Rio Grande do Sul

PORTO ALEGRE

De centro da democracia participativa a uma das capitais de maior segregação espacial

Vazios urbanos, regularização fundiária e concentração de terra são questões negligenciadas pelos atuais governos

Brasil de Fato | Porto Alegre |
Os dados evidenciam o grave problema de habitação no Brasil - Reprodução

Porto Alegre tem uma população de 1.483.771 habitantes, distribuídas em 94 bairros, de forma irregular, onde a população mais pobre está concentrada na periferia e a classe média nas regiões mais centrais. Nesse contexto observa-se uma segregação racial e territorial, em que foi se excluindo, automaticamente, a população negra do centro.
Como em muitas cidades do país, a capital gaúcha, que já foi referência participativa e cidadã, padece com o déficit habitacional. De acordo com dados da Fundação João Pinheiro (FJP), o Rio Grande do Sul registrou um déficit de 239.458 moradias em 2015, a maioria concentrada na região metropolitana de Porto Alegre, com 96 mil casas.
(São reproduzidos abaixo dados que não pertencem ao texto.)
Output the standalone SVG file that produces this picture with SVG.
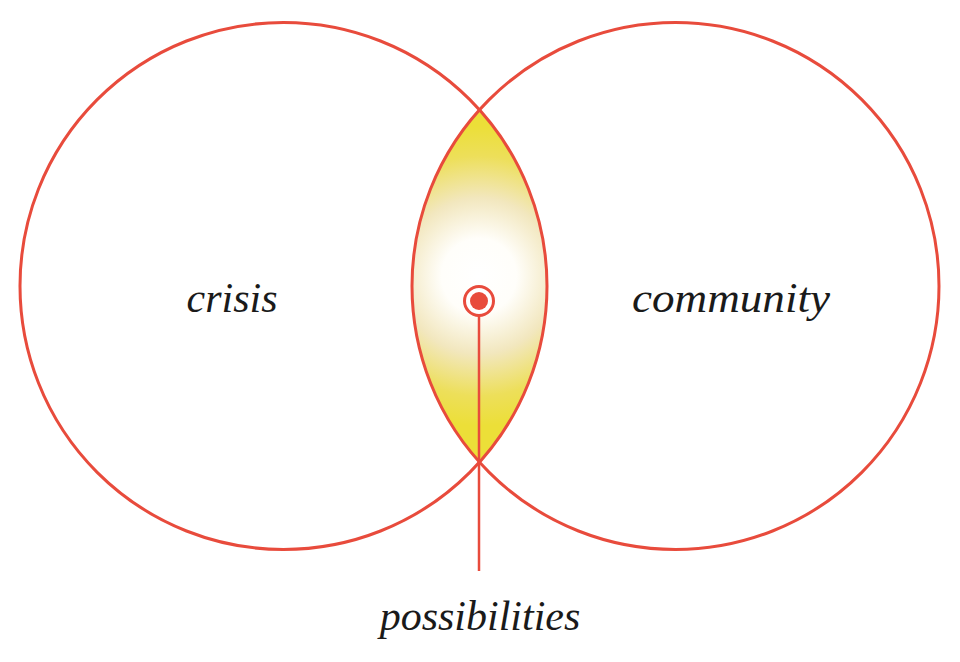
<svg xmlns="http://www.w3.org/2000/svg" width="960" height="662" viewBox="0 0 960 662">
  <style>
    .ring { fill: none; stroke: #E84B3C; stroke-width: 3; }
    .lbl { font-style: italic; font-size: 42px; fill: #1a1a1a; text-anchor: middle; }
    .conn { stroke: #E84B3C; stroke-width: 2.5; fill: none; }
  </style>
  <defs>
    <radialGradient id="glow" gradientUnits="userSpaceOnUse" cx="479" cy="276" r="150">
      <stop offset="0" stop-color="#FFFFFF"/>
      <stop offset="0.25" stop-color="#FFFEFA"/>
      <stop offset="0.52" stop-color="#F2E7BE"/>
      <stop offset="0.8" stop-color="#EDDF5A"/>
      <stop offset="1" stop-color="#ECDF38"/>
    </radialGradient>
  </defs>
  <rect width="960" height="662" fill="#FFFFFF"/>
  <g id="intersection">
    <path d="M479.5 110 A263.5 263.5 0 0 0 479.5 462 A263.5 263.5 0 0 0 479.5 110 Z" fill="url(#glow)"/>
  </g>
  <g id="crisis">
    <circle class="ring" cx="283.5" cy="286" r="263.5"/>
    <text class="lbl" font-family="Liberation Serif, Times New Roman, serif" x="232" y="312">crisis</text>
  </g>
  <g id="community">
    <circle class="ring" cx="675.5" cy="286" r="263.5"/>
    <text class="lbl" font-family="Liberation Serif, Times New Roman, serif" x="731" y="312" textLength="198" lengthAdjust="spacingAndGlyphs">community</text>
  </g>
  <g id="connectors">
    <line class="conn" x1="479" y1="316" x2="479" y2="571"/>
  </g>
  <g id="marker">
    <circle cx="479" cy="301" r="14.5" fill="#FFFFFF" stroke="#E84B3C" stroke-width="3"/>
    <circle cx="479" cy="301" r="9" fill="#E84B3C"/>
  </g>
  <g id="possibilities">
    <text class="lbl" font-family="Liberation Serif, Times New Roman, serif" x="480" y="630">possibilities</text>
  </g>
</svg>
A inexistência de política habitacional e a falta de diálogo com o poder público agrava ainda mais a situação.

Direito à cidade

De acordo com Ezequiel Morais, da coordenação estadual do Movimento Nacional de Luta por Moradia (MNLM), a situação do direito à moradia na cidade é preocupante. “Cada vez mais o direito à moradia está vinculado ao direito de existir nas cidades e não só ter uma casa”, aponta, destacando também o caráter racista que Porto Alegre foi tomando nos últimos anos na questão espacial. “Os governos anteriores, da Frente Popular, tentaram democratizar a cidade, fazer com que a população negra vivesse mais perto do centro da cidade. Nos últimos anos, isto mudou. A população sofre perseguição no centro por ter a cor da pele diferente, assim como o indígena”, assinala. A revisão do Plano Diretor deveria ser o lugar onde as pessoas teriam o direito de poder dizer onde gostariam de ver, por exemplo, uma praça, uma escola. Onde poderiam deixar gravado para ter moradia popular, contudo isso não acontece, observa.
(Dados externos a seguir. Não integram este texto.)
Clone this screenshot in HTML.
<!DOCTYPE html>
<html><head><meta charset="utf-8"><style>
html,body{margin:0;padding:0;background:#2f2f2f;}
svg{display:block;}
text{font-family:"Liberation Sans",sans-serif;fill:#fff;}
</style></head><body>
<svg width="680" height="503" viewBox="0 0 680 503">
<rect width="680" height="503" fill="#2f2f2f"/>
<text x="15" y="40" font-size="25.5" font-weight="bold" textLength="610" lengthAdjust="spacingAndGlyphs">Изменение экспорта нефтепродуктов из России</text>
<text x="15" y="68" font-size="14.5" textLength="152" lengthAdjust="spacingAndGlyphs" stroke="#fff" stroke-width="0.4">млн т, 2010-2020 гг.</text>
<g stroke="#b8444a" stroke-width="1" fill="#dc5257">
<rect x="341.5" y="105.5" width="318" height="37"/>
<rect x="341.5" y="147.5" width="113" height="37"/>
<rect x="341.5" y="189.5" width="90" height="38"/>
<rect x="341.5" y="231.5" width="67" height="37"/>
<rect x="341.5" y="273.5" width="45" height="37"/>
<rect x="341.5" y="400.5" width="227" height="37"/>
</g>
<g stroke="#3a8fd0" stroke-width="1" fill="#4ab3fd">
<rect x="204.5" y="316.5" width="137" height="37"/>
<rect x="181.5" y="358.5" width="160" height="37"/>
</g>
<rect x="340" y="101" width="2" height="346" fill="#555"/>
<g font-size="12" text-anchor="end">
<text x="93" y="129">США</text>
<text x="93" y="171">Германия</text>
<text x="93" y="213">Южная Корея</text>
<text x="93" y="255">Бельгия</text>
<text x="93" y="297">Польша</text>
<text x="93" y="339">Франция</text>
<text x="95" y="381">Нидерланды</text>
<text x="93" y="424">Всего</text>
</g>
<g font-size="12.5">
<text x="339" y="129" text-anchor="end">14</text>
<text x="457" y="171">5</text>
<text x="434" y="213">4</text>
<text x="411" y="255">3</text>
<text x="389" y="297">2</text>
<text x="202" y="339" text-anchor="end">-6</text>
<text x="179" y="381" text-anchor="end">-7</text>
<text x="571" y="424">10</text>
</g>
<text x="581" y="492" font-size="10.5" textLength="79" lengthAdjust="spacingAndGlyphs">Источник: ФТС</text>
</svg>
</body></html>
Revisão do Plano Diretor sem debate qualificado

Ao contrário da última revisão, feita em 2010, incluindo debate, participação popular, e com diálogo e integração de diversas secretarias, a atualização atual está sendo realizada em um prazo apertado, nunca visto antes. É o que aponta o presidente do Instituto de Arquitetos do Brasil (IAB), Rafael Passos. Coordenada por uma equipe formada de 12 arquitetos, em que a grande maioria tem menos de 10 anos de experiência, a revisão do Plano Diretor, segundo. Passos, acontece em um momento de desestruturação administrativa do planejamento urbano, e com uma equipe unidisciplinar, quando deveria ser interdisciplinar.

Agrava ainda mais a situação o fato de ocorrer em ano eleitoral. “Há incapacidade do executivo, seja administrativa ou técnica de produzir algo num prazo mais longo e com qualidade. O encaminhamento em meio à eleição ou logo depois do processo eleitoral, torna-se muito difícil, em que os lobbys estão todos ainda muito vorazes, latentes”, ilustra. Ainda em dezembro de 2019, o prefeito Marchezan Jr. (PSDB) assinou acordo de cooperação técnica com a ONU - Habitat, o Programa das Nações Unidas para o Desenvolvimento (PNUD), com duração prevista até dezembro de 2021, em que serão contratadas consultorias para auxiliar o trabalho da prefeitura.

Surge um novo movimento, o Atua Poa

Nesse contexto, de falta de diálogo e participação popular na revisão do Plano Diretor, surgiu o Atua Poa – Todxs nós. É formado por 85 movimentos, organizações sociais e pessoas ligadas à defesa de uma cidade mais democrática e inclusiva. Segundo o arquiteto e urbanista, delegado da 1o Região de Porto Alegre e um dos coordenadores do coletivo Pedro Araújo, o grupo nasceu em dezembro do ano passado, após três anos de articulação e debate e teve como propulsor a defesa da democracia e da participação social.“O governo Marchezan faz parte desse processo de desvalorização da participação. Um governo que deixou muito claro que na hora de tomar decisões estratégicas ele só dialoga com a elite empresarial e com seus parceiros políticos, deixando de fora todos os demais atores”, afirma. No ano passado, o movimento entregou um documento ao Ministério Público, assim como para o prefeito, secretários e para o representante da ONU – Habitat. Nele, alerta para uma série de irregularidades ocorridas na atual gestão.